[Source code of charts]
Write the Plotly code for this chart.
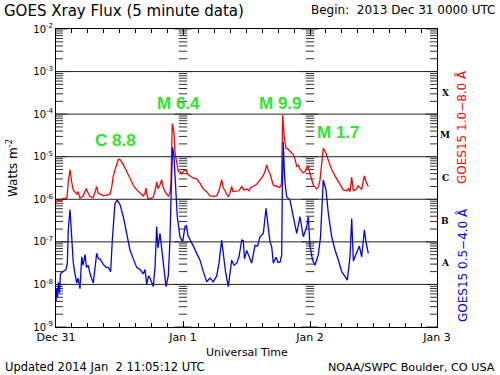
import numpy as np
import plotly.graph_objects as go

# ---- data (hours since 2013-12-31 00:00 UTC, log10 flux W m^-2) ----
long_hours = [0, 0.38, 0.94, 1.32, 1.70, 2.08, 2.32, 2.65, 2.97, 3.27, 3.91, 4.16, 4.54, 5.10, 5.67, 6.05,
              6.43, 7.05, 7.69, 7.94, 8.31, 8.94, 9.58, 10.2, 10.5, 10.83, 11.15, 11.47, 11.77, 12.09, 12.42,
              12.85, 13.36, 13.98, 14.31, 14.74, 15.25, 15.87, 16.50, 16.82, 17.0, 17.2, 17.44, 17.95, 18.39,
              18.71, 19.03, 19.27, 19.65, 19.97, 20.22, 20.60, 21.22, 21.54, 21.73, 21.86, 21.98, 22.11, 22.30,
              22.49, 22.77, 23.11, 23.43, 23.75, 24.19, 24.57, 24.94, 25.32, 25.89, 26.59, 27.21, 27.84, 28.48,
              29.10, 29.72, 30.37, 30.80, 31.31, 31.56, 31.94, 32.56, 32.88, 33.20, 33.45, 34.15, 34.58, 35.09,
              35.53, 36.04, 36.47, 36.85, 37.29, 37.80, 38.55, 39.12, 39.50, 39.82, 40.06, 40.44, 41.07, 41.71,
              42.33, 42.61, 42.71, 42.84, 42.99, 43.14, 43.46, 43.84, 44.22, 44.84, 45.16, 45.49, 45.83, 46.11,
              46.73, 47.06, 47.38, 47.68, 48.00, 48.63, 49.27, 49.61, 49.89, 50.21, 50.51, 50.74, 51.02, 51.46,
              51.78, 52.10, 52.72, 53.20, 53.67, 54.30, 54.94, 55.28, 55.56, 55.88, 56.19, 56.83, 57.07, 57.32,
              57.77, 58.02, 58.27, 58.58, 59.02]
long_log = [-6.07, -6.02, -6.05, -5.98, -5.99, -5.95, -5.6, -5.30, -5.6, -5.78, -5.88, -5.82, -5.97, -5.93, -5.75, -5.85,
            -5.94, -5.96, -5.70, -5.85, -5.88, -5.92, -5.90, -5.88, -5.74, -5.45, -5.31, -5.15, -5.06, -5.07, -5.12,
            -5.22, -5.35, -5.52, -5.62, -5.70, -5.78, -5.85, -5.92, -5.85, -5.74, -5.90, -6.0, -5.98, -5.95,
            -5.80, -5.59, -5.75, -5.66, -5.54, -5.70, -5.82, -5.93, -5.85, -5.62, -4.8, -4.22, -4.3, -4.45,
            -4.9, -5.15, -5.35, -5.35, -5.40, -5.33, -5.31, -5.42, -5.45, -5.50, -5.52, -5.62, -5.76, -5.82,
            -5.92, -5.93, -5.92, -5.80, -5.54, -5.72, -5.80, -5.94, -5.85, -5.70, -5.82, -5.81, -5.80, -5.70,
            -5.78, -5.76, -5.80, -5.72, -5.70, -5.66, -5.55, -5.45, -5.35, -5.19, -5.30, -5.40, -5.67, -5.70,
            -5.72, -5.65, -4.6, -4.02, -4.3, -4.55, -4.80, -4.82, -4.87, -4.95, -5.05, -5.23, -5.20, -5.30,
            -5.38, -5.35, -5.26, -5.22, -5.40, -5.67, -5.76, -5.70, -5.55, -5.1, -4.80, -4.85, -4.92, -5.08,
            -5.20, -5.30, -5.45, -5.55, -5.65, -5.78, -5.80, -5.75, -5.82, -5.48, -5.80, -5.76, -5.68, -5.72,
            -5.76, -5.62, -5.45, -5.58, -5.70]

short_hours = [0, 0.13, 0.28, 0.47, 0.66, 0.85, 1.13, 1.51, 1.89, 2.14, 2.32, 2.65, 2.83, 2.97, 3.27, 3.59, 3.91,
               4.16, 4.54, 4.86, 5.10, 5.48, 5.76, 6.10, 6.43, 7.05, 7.37, 7.69, 8.03, 8.31, 8.94, 9.45, 9.88,
               10.33, 10.64, 10.90, 11.15, 11.58, 12.09, 12.72, 13.36, 13.98, 14.61, 15.25, 15.87, 16.50, 16.82,
               17.14, 17.48, 17.76, 18.39, 18.71, 19.03, 19.27, 19.65, 19.93, 20.22, 20.79, 21.22, 21.54, 21.86,
               22.05, 22.30, 22.62, 22.92, 23.43, 23.94, 24.38, 24.66, 24.94, 25.32, 25.95, 26.59, 27.21, 27.84,
               28.48, 29.10, 29.72, 30.37, 30.80, 31.31, 31.65, 32.03, 32.56, 33.20, 33.64, 34.15, 34.58, 35.09,
               35.39, 35.62, 36.04, 36.47, 36.98, 37.61, 38.08, 38.55, 39.18, 39.69, 40.13, 40.44, 40.76, 41.07,
               41.58, 41.95, 42.33, 42.65, 42.76, 42.95, 43.14, 43.27, 43.59, 44.22, 44.84, 45.49, 46.11, 46.73,
               47.38, 47.68, 48.00, 48.47, 48.94, 49.57, 49.98, 50.21, 50.51, 51.02, 51.46, 52.10, 52.72, 53.35,
               53.99, 54.61, 55.05, 55.56, 55.88, 56.19, 56.83, 57.32, 57.77, 58.27, 58.58, 59.02]
short_log = [-8.4, -8.1, -8.3, -7.95, -8.2, -7.75, -7.72, -7.68, -7.65, -7.5, -6.72, -6.24, -6.6, -6.9, -7.50, -7.75, -7.97,
             -7.85, -8.10, -7.35, -7.55, -7.30, -7.6, -7.55, -7.75, -7.97, -7.6, -7.27, -7.40, -7.40, -7.53, -7.60, -7.60,
             -7.70, -6.96, -6.5, -6.09, -6.02, -6.12, -6.41, -6.80, -7.19, -7.40, -7.60, -7.65, -7.75, -7.65,
             -8.0, -7.80, -7.85, -8.05, -7.6, -6.64, -7.15, -6.80, -7.1, -7.5, -8.05, -7.80, -6.95, -5.39,
             -4.78, -5.0, -5.70, -6.41, -6.88, -7.00, -6.64, -6.62, -6.85, -6.96, -7.1, -7.27, -7.43, -7.70,
             -7.94, -7.85, -7.94, -7.80, -7.5, -6.96, -7.35, -7.7, -8.05, -7.43, -7.55, -7.50, -7.35, -6.96,
             -6.97, -7.4, -7.2, -7.35, -7.50, -7.08, -7.1, -6.88, -6.80, -6.21, -6.72, -7.0, -7.11, -7.50,
             -7.36, -7.48, -7.48, -7.31, -5.9, -4.65, -5.3, -5.6, -5.94, -6.02, -6.41, -6.80, -6.41, -6.88,
             -6.64, -6.41, -7.11, -7.42, -7.55, -7.30, -6.9, -6.17, -5.55, -5.78, -6.33, -6.88, -7.19, -7.42,
             -7.70, -7.81, -7.90, -7.35, -6.45, -7.45, -7.27, -7.10, -7.35, -6.72, -7.0, -7.27]

day_ticks = [0, 24, 48, 72]
day_labels = ["Dec 31", "Jan 1", "Jan 2", "Jan 3"]
decades = [-9, -8, -7, -6, -5, -4, -3, -2]
flare_classes = ["A", "B", "C", "M", "X"]
flare_labels = ["C 8.8", "M 6.4", "M 9.9", "M 1.7"]
flare_hours = [11.15, 23.2, 42.5, 53.4]
flare_label_log = [-4.61, -3.76, -3.76, -4.44]

FONT = "DejaVu Sans"
fig = go.Figure()

# log tick positions (decades labelled, 2..9 unlabelled)
minor_vals = []
for d in decades[:-1]:
    for m in range(2, 10):
        minor_vals.append(m * 10.0 ** d)
major_vals = [10.0 ** d for d in decades]

# tick marks: on both plot edges (clipped to inside) and dotted day markers at Jan 1 / Jan 2
for xpos, msize in [(day_ticks[0], 10), (day_ticks[-1], 10), (day_ticks[1], 6), (day_ticks[2], 6)]:
    fig.add_trace(go.Scatter(x=[xpos] * len(minor_vals), y=minor_vals, mode="markers",
                             marker=dict(symbol="line-ew", size=msize, line=dict(color="#333333", width=1)),
                             hoverinfo="skip", showlegend=False, cliponaxis=True))
    fig.add_trace(go.Scatter(x=[xpos] * len(major_vals), y=major_vals, mode="markers",
                             marker=dict(symbol="line-ew", size=msize + 6, line=dict(color="#333333", width=1)),
                             hoverinfo="skip", showlegend=False, cliponaxis=True))

fig.add_trace(go.Scatter(x=long_hours, y=10 ** np.array(long_log), mode="lines",
                         line=dict(color="#ff0000", width=1.3), showlegend=False))
fig.add_trace(go.Scatter(x=short_hours, y=10 ** np.array(short_log), mode="lines",
                         line=dict(color="#0000ff", width=1.3), showlegend=False))

fig.update_layout(
    width=500, height=375,
    margin=dict(l=56, r=63, t=29, b=48, autoexpand=False),
    paper_bgcolor="white", plot_bgcolor="white",
    font=dict(family=FONT, size=11, color="black"),
    showlegend=False,
)
fig.update_xaxes(
    range=[0, 72], tickmode="array", tickvals=day_ticks, ticktext=day_labels, automargin=False,
    ticks="inside", ticklen=6, tickcolor="black", showgrid=False, zeroline=False,
    showline=True, linecolor="black", linewidth=1, mirror="ticks",
    tickfont=dict(family=FONT, size=11),
    minor=dict(dtick=3, ticks="inside", ticklen=4, tickcolor="black", showgrid=False),
)
fig.update_yaxes(
    type="log", range=[-9, -2], tickmode="array", automargin=False,
    tickvals=major_vals, ticktext=["10<sup>%d</sup>" % d for d in decades],
    ticks="", showgrid=False, zeroline=False,
    showline=True, linecolor="black", linewidth=1, mirror=True,
    tickfont=dict(family=FONT, size=10),
)

# decade grid lines
for d in decades[1:-1]:
    fig.add_hline(y=10.0 ** d, line=dict(color="#222222", width=1))

ann = []
ann.append(dict(text="GOES Xray Flux (5 minute data)", xref="paper", yref="paper", x=-54/381, y=1 + 18/298,
                xanchor="left", yanchor="middle", showarrow=False, font=dict(size=15, family=FONT)))
ann.append(dict(text="Begin:  2013 Dec 31 0000 UTC", xref="paper", yref="paper", x=(497-56)/381, y=1 + 19/298,
                xanchor="right", yanchor="middle", showarrow=False, font=dict(size=12, family=FONT)))
ann.append(dict(text="Universal Time", xref="paper", yref="paper", x=0.5, y=-25/298,
                xanchor="center", yanchor="middle", showarrow=False, font=dict(size=11, family=FONT)))
ann.append(dict(text="Updated 2014 Jan  2 11:05:12 UTC", xref="paper", yref="paper", x=-53/381, y=-40/298,
                xanchor="left", yanchor="middle", showarrow=False, font=dict(size=11.5, family=FONT)))
ann.append(dict(text="NOAA/SWPC Boulder, CO USA", xref="paper", yref="paper", x=(497-56)/381, y=-40/298,
                xanchor="right", yanchor="middle", showarrow=False, font=dict(size=11.2, family=FONT)))
ann.append(dict(text="Watts m<sup>-2</sup>", xref="paper", yref="paper", x=-44/381, y=(327-168)/298,
                xanchor="center", yanchor="middle", textangle=-90, showarrow=False, font=dict(size=12, family=FONT)))
for i, c in enumerate(flare_classes):
    ann.append(dict(text="<b>%s</b>" % c, xref="paper", yref="y", x=(445-56)/381, y=decades[i + 1] + 0.5,
                    xanchor="center", yanchor="middle", showarrow=False,
                    font=dict(size=9, family="DejaVu Serif", color="black")))
ann.append(dict(text="GOES15 1.0\u22128.0 \u00c5", xref="paper", yref="paper", x=(462-56)/381, y=(327-127)/298,
                xanchor="center", yanchor="middle", textangle=-90, showarrow=False,
                font=dict(size=12, family=FONT, color="#ff0000")))
ann.append(dict(text="GOES15 0.5\u22124.0 \u00c5", xref="paper", yref="paper", x=(462-56)/381, y=(327-265)/298,
                xanchor="center", yanchor="middle", textangle=-90, showarrow=False,
                font=dict(size=12, family=FONT, color="#0000ff")))
for lbl, hx, ly in zip(flare_labels, flare_hours, flare_label_log):
    ann.append(dict(text="<b>%s</b>" % lbl, xref="x", yref="y", x=hx, y=ly,
                    xanchor="center", yanchor="middle", showarrow=False,
                    font=dict(size=17, family="Liberation Sans", color="#2ee52e")))
fig.update_layout(annotations=ann)

fig.write_html("out.html", config={"displayModeBar": False},
               post_script="document.body.style.margin='0px';")
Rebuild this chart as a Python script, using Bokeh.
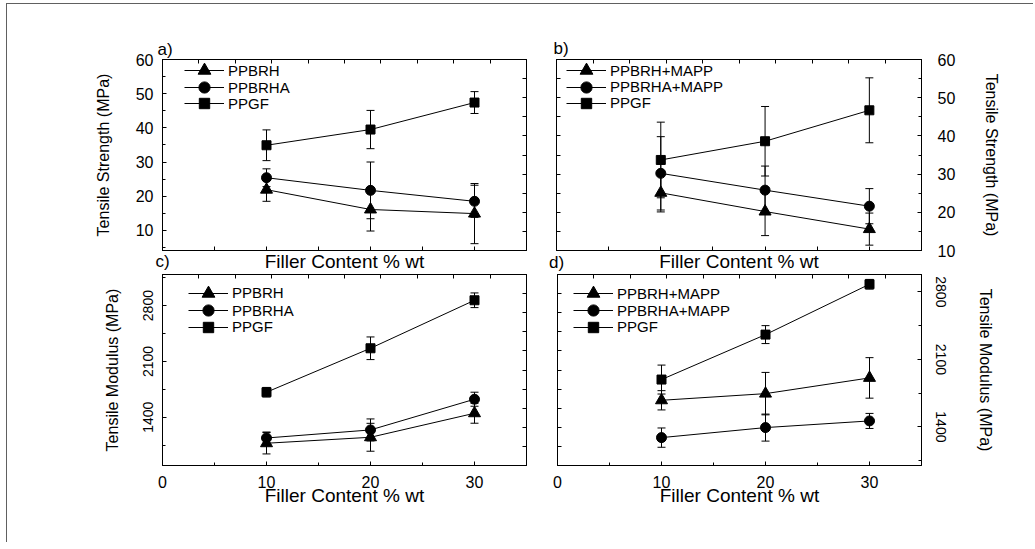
import numpy as np
from bokeh.plotting import figure
from bokeh.layouts import column, row
from bokeh.models import (ColumnDataSource, Whisker, TeeHead, LinearAxis, Range1d,
                          FixedTicker, SingleIntervalTicker, Legend, LegendItem,
                          Spacer)
from bokeh.embed import file_html
from bokeh.resources import INLINE

FONT = "Liberation Sans"

# ---------------- data ----------------
filler = [10, 20, 30]
x_tick_labels = [0, 10, 20, 30]

# a) Tensile strength (MPa), without MAPP
a_ppbrh = [21.9, 16.1, 14.9]
a_ppbrh_err = [3.4, 6.3, 8.8]
a_ppbrha = [25.4, 21.7, 18.5]
a_ppbrha_err = [2.6, 8.3, 4.7]
a_ppgf = [34.9, 39.5, 47.4]
a_ppgf_err = [4.5, 5.6, 3.2]

# b) Tensile strength (MPa), with MAPP
b_ppbrh = [25.1, 20.2, 15.6]
b_ppbrh_err = [5.0, 6.3, 4.2]
b_ppbrha = [30.2, 25.8, 21.6]
b_ppbrha_err = [9.6, 6.3, 4.6]
b_ppgf = [33.7, 38.6, 46.7]
b_ppgf_err = [9.9, 9.1, 8.5]

# c) Tensile modulus (MPa), without MAPP
c_ppbrh = [1074, 1149, 1450]
c_ppbrh_err = [134, 175, 125]
c_ppbrha = [1140, 1241, 1626]
c_ppbrha_err = [75, 138, 88]
c_ppgf = [1714, 2265, 2867]
c_ppgf_err = [60, 142, 92]

# d) Tensile modulus (MPa), with MAPP
d_ppbrh = [1676, 1745, 1908]
d_ppbrh_err = [100, 220, 210]
d_ppbrha = [1289, 1393, 1462]
d_ppbrha_err = [100, 140, 78]
d_ppgf = [1891, 2357, 2879]
d_ppgf_err = [150, 93, 50]

names_plain = ["PPBRH", "PPBRHA", "PPGF"]
names_mapp = ["PPBRH+MAPP", "PPBRHA+MAPP", "PPGF"]
markers = ["triangle", "circle", "square"]
marker_sizes = [12, 10, 9]
legend_glyph_heights = [32, 28, 26]   # legend marker = 0.4 * glyph height

# ---------------- layout constants ----------------
OX, OY = 7, 4          # page origin of the plots (inside the grey frame lines)
FH = 191               # frame height


def style_axis(ax, labels=False, size="16px", orient="horizontal", standoff=9):
    ax.axis_line_color = "black"
    ax.major_tick_line_color = "black"
    ax.minor_tick_line_color = "black"
    ax.major_tick_in = 4
    ax.major_tick_out = 0
    ax.minor_tick_in = 4 if not labels else 3
    ax.minor_tick_out = 0
    ax.major_label_text_font = FONT
    ax.major_label_text_color = "black"
    ax.axis_label_text_font = FONT
    ax.axis_label_text_font_style = "normal"
    ax.axis_label_text_color = "black"
    ax.major_label_text_font_size = size
    ax.major_label_standoff = standoff
    ax.major_label_orientation = orient


def tick_only(minor):
    # ticks without labels: only minor ticks
    return FixedTicker(ticks=[], minor_ticks=list(minor))


def mirror_ticker(start, end):
    return tick_only(np.linspace(start, end, 11))


def make_panel(series, errs, names, y_start, y_end, borders, fw,
               legend_vx, legend_tops, title, title_offset, title_standoff):
    ml, mr, mt, mb = borders
    p = figure(frame_width=fw, frame_height=FH,
               x_range=Range1d(0, 35), y_range=Range1d(y_start, y_end),
               x_axis_location=None, y_axis_location=None,
               min_border_left=ml, min_border_right=mr,
               min_border_top=mt, min_border_bottom=mb,
               output_backend="svg", toolbar_location=None,
               background_fill_color="white", border_fill_color="white")
    p.grid.grid_line_color = None
    p.outline_line_color = "black"
    p.title.text = title
    p.title.align = "left"
    p.title.offset = title_offset
    p.title.standoff = title_standoff
    p.title.text_font = FONT
    p.title.text_font_size = "17px"
    p.title.text_font_style = "normal"
    p.title.text_color = "black"
    for vals, err, name, mk, ms, gh, top in zip(series, errs, names, markers,
                                                marker_sizes, legend_glyph_heights,
                                                legend_tops):
        src = ColumnDataSource(dict(x=filler, y=vals,
                                    upper=[v + e for v, e in zip(vals, err)],
                                    lower=[v - e for v, e in zip(vals, err)]))
        w = Whisker(source=src, base="x", upper="upper", lower="lower",
                    line_color="black", line_width=1,
                    upper_head=TeeHead(size=8, line_color="black", line_width=1),
                    lower_head=TeeHead(size=8, line_color="black", line_width=1))
        p.add_layout(w)
        r1 = p.line("x", "y", source=src, line_color="black", line_width=1)
        r2 = p.scatter("x", "y", source=src, marker=mk, size=ms, fill_color="black",
                       line_color="black")
        lg = Legend(items=[LegendItem(label=name, renderers=[r1, r2])],
                    location=(legend_vx, FH - top - gh / 2),
                    glyph_width=40, glyph_height=gh, label_height=gh,
                    spacing=0, padding=0, margin=0, label_standoff=4,
                    border_line_alpha=0, background_fill_alpha=0,
                    label_text_font=FONT, label_text_font_size="15px",
                    label_text_color="black")
        p.add_layout(lg)
    return p


def corner_label(p, text, standoff):
    # second bottom axis, only used to carry the next panel's letter
    ax = LinearAxis(ticker=FixedTicker(ticks=[], minor_ticks=[]), axis_label=text)
    style_axis(ax)
    ax.axis_line_color = None
    ax.axis_label_text_font_size = "17px"
    ax.axis_label_align = "start"
    ax.axis_label_standoff = standoff
    p.add_layout(ax, "below")


# ---------------- panel a ----------------
pa = make_panel([a_ppbrh, a_ppbrha, a_ppgf], [a_ppbrh_err, a_ppbrha_err, a_ppgf_err],
                names_plain, 4.1, 60, (162 - OX, 15, 59 - OY, 24), 364, 22,
                [11.1, 28.1, 44.1], "a)", -5, 2)
ax = LinearAxis(ticker=SingleIntervalTicker(interval=10, num_minor_ticks=2),
                axis_label="Tensile Strength (MPa)")
style_axis(ax, labels=True, size="16px", standoff=9)
ax.axis_label_text_font_size = "16px"
ax.axis_label_standoff = 21
pa.add_layout(ax, "left")
ax = LinearAxis(ticker=mirror_ticker(4.1, 60))
style_axis(ax)
pa.add_layout(ax, "right")
ax = LinearAxis(ticker=mirror_ticker(0, 35))
style_axis(ax)
pa.add_layout(ax, "above")
ax = LinearAxis(ticker=tick_only(np.arange(0, 36, 5)), axis_label="Filler Content % wt")
style_axis(ax)
ax.axis_label_text_font_size = "19px"
ax.axis_label_standoff = 0
pa.add_layout(ax, "below")
corner_label(pa, "c)", -23)

# ---------------- panel b ----------------
pb = make_panel([b_ppbrh, b_ppbrha, b_ppgf], [b_ppbrh_err, b_ppbrha_err, b_ppgf_err],
                names_mapp, 10, 60, (15, 100, 59 - OY, 24), 365, 10,
                [11.0, 27.7, 43.7], "b)", -3, 3)
ax = LinearAxis(ticker=SingleIntervalTicker(interval=10, num_minor_ticks=2),
                axis_label="Tensile Strength (MPa)")
style_axis(ax, labels=True, size="16px", standoff=16)
ax.axis_label_text_font_size = "16px"
ax.axis_label_standoff = 25
pb.add_layout(ax, "right")
ax = LinearAxis(ticker=mirror_ticker(10, 60))
style_axis(ax)
pb.add_layout(ax, "left")
ax = LinearAxis(ticker=mirror_ticker(0, 35))
style_axis(ax)
pb.add_layout(ax, "above")
ax = LinearAxis(ticker=tick_only(np.arange(0, 36, 5)), axis_label="Filler Content % wt")
style_axis(ax)
ax.axis_label_text_font_size = "19px"
ax.axis_label_standoff = 0
pb.add_layout(ax, "below")
corner_label(pb, "d)", -22)

# ---------------- panel c ----------------
pc = make_panel([c_ppbrh, c_ppbrha, c_ppgf], [c_ppbrh_err, c_ppbrha_err, c_ppgf_err],
                names_plain, 795, 3190, (162 - OX, 15, 0, 78), 364, 26,
                [18.6, 36.0, 52.6], "", 0, 0)
ax = LinearAxis(ticker=SingleIntervalTicker(interval=700, num_minor_ticks=2),
                axis_label="Tensile Modulus (MPa)")
style_axis(ax, labels=True, size="14px", orient="vertical", standoff=9)
ax.axis_label_text_font_size = "16px"
ax.axis_label_standoff = 20
pc.add_layout(ax, "left")
ax = LinearAxis(ticker=mirror_ticker(795, 3190))
style_axis(ax)
pc.add_layout(ax, "right")
ax = LinearAxis(ticker=mirror_ticker(0, 35))
style_axis(ax)
pc.add_layout(ax, "above")
ax = LinearAxis(ticker=FixedTicker(ticks=x_tick_labels, minor_ticks=[5, 15, 25]),
                axis_label="Filler Content % wt")
style_axis(ax, labels=True, size="16px", standoff=10)
ax.axis_label_text_font_size = "19px"
ax.axis_label_standoff = -6
pc.add_layout(ax, "below")

# ---------------- panel d ----------------
pd_ = make_panel([d_ppbrh, d_ppbrha, d_ppgf], [d_ppbrh_err, d_ppbrha_err, d_ppgf_err],
                 names_mapp, 1000, 2980, (16, 100, 0, 78), 364, 16,
                 [19.3, 36.0, 52.6], "", 0, 0)
ax = LinearAxis(ticker=SingleIntervalTicker(interval=700, num_minor_ticks=2),
                axis_label="Tensile Modulus (MPa)")
style_axis(ax, labels=True, size="14px", orient="vertical", standoff=14)
ax.axis_label_text_font_size = "16px"
ax.axis_label_standoff = 28
pd_.add_layout(ax, "right")
ax = LinearAxis(ticker=mirror_ticker(1000, 2980))
style_axis(ax)
pd_.add_layout(ax, "left")
ax = LinearAxis(ticker=mirror_ticker(0, 35))
style_axis(ax)
pd_.add_layout(ax, "above")
ax = LinearAxis(ticker=FixedTicker(ticks=x_tick_labels, minor_ticks=[5, 15, 25]),
                axis_label="Filler Content % wt")
style_axis(ax, labels=True, size="16px", standoff=10)
ax.axis_label_text_font_size = "19px"
ax.axis_label_standoff = -6
pd_.add_layout(ax, "below")

# thin grey frame line along the top and left edge (a shadow, outside the layout box)
main = column(row(pa, pb, Spacer(width=13, height=10, margin=0)),
              row(pc, pd_, Spacer(width=13, height=10, margin=0)),
              stylesheets=[":host { box-shadow: -1px -1px 0 0 #606060; }"])
page = column(Spacer(width=10, height=OY, margin=0),
              row(Spacer(width=OX, height=10, margin=0), main))

open("out.html", "w").write(file_html(page, INLINE))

■ **Instructions to follow**
Give again, exactly as written, only the lines that start at the one with "Rebuild this chart" and end at the one with "legend_glyph_heights = [32, 28, 26]", both included. Skip any pictures.

■ **Full response**
Rebuild this chart as a Python script, using Bokeh.
import numpy as np
from bokeh.plotting import figure
from bokeh.layouts import column, row
from bokeh.models import (ColumnDataSource, Whisker, TeeHead, LinearAxis, Range1d,
                          FixedTicker, SingleIntervalTicker, Legend, LegendItem,
                          Spacer)
from bokeh.embed import file_html
from bokeh.resources import INLINE

FONT = "Liberation Sans"

# ---------------- data ----------------
filler = [10, 20, 30]
x_tick_labels = [0, 10, 20, 30]

# a) Tensile strength (MPa), without MAPP
a_ppbrh = [21.9, 16.1, 14.9]
a_ppbrh_err = [3.4, 6.3, 8.8]
a_ppbrha = [25.4, 21.7, 18.5]
a_ppbrha_err = [2.6, 8.3, 4.7]
a_ppgf = [34.9, 39.5, 47.4]
a_ppgf_err = [4.5, 5.6, 3.2]

# b) Tensile strength (MPa), with MAPP
b_ppbrh = [25.1, 20.2, 15.6]
b_ppbrh_err = [5.0, 6.3, 4.2]
b_ppbrha = [30.2, 25.8, 21.6]
b_ppbrha_err = [9.6, 6.3, 4.6]
b_ppgf = [33.7, 38.6, 46.7]
b_ppgf_err = [9.9, 9.1, 8.5]

# c) Tensile modulus (MPa), without MAPP
c_ppbrh = [1074, 1149, 1450]
c_ppbrh_err = [134, 175, 125]
c_ppbrha = [1140, 1241, 1626]
c_ppbrha_err = [75, 138, 88]
c_ppgf = [1714, 2265, 2867]
c_ppgf_err = [60, 142, 92]

# d) Tensile modulus (MPa), with MAPP
d_ppbrh = [1676, 1745, 1908]
d_ppbrh_err = [100, 220, 210]
d_ppbrha = [1289, 1393, 1462]
d_ppbrha_err = [100, 140, 78]
d_ppgf = [1891, 2357, 2879]
d_ppgf_err = [150, 93, 50]

names_plain = ["PPBRH", "PPBRHA", "PPGF"]
names_mapp = ["PPBRH+MAPP", "PPBRHA+MAPP", "PPGF"]
markers = ["triangle", "circle", "square"]
marker_sizes = [12, 10, 9]
legend_glyph_heights = [32, 28, 26]   # legend marker = 0.4 * glyph height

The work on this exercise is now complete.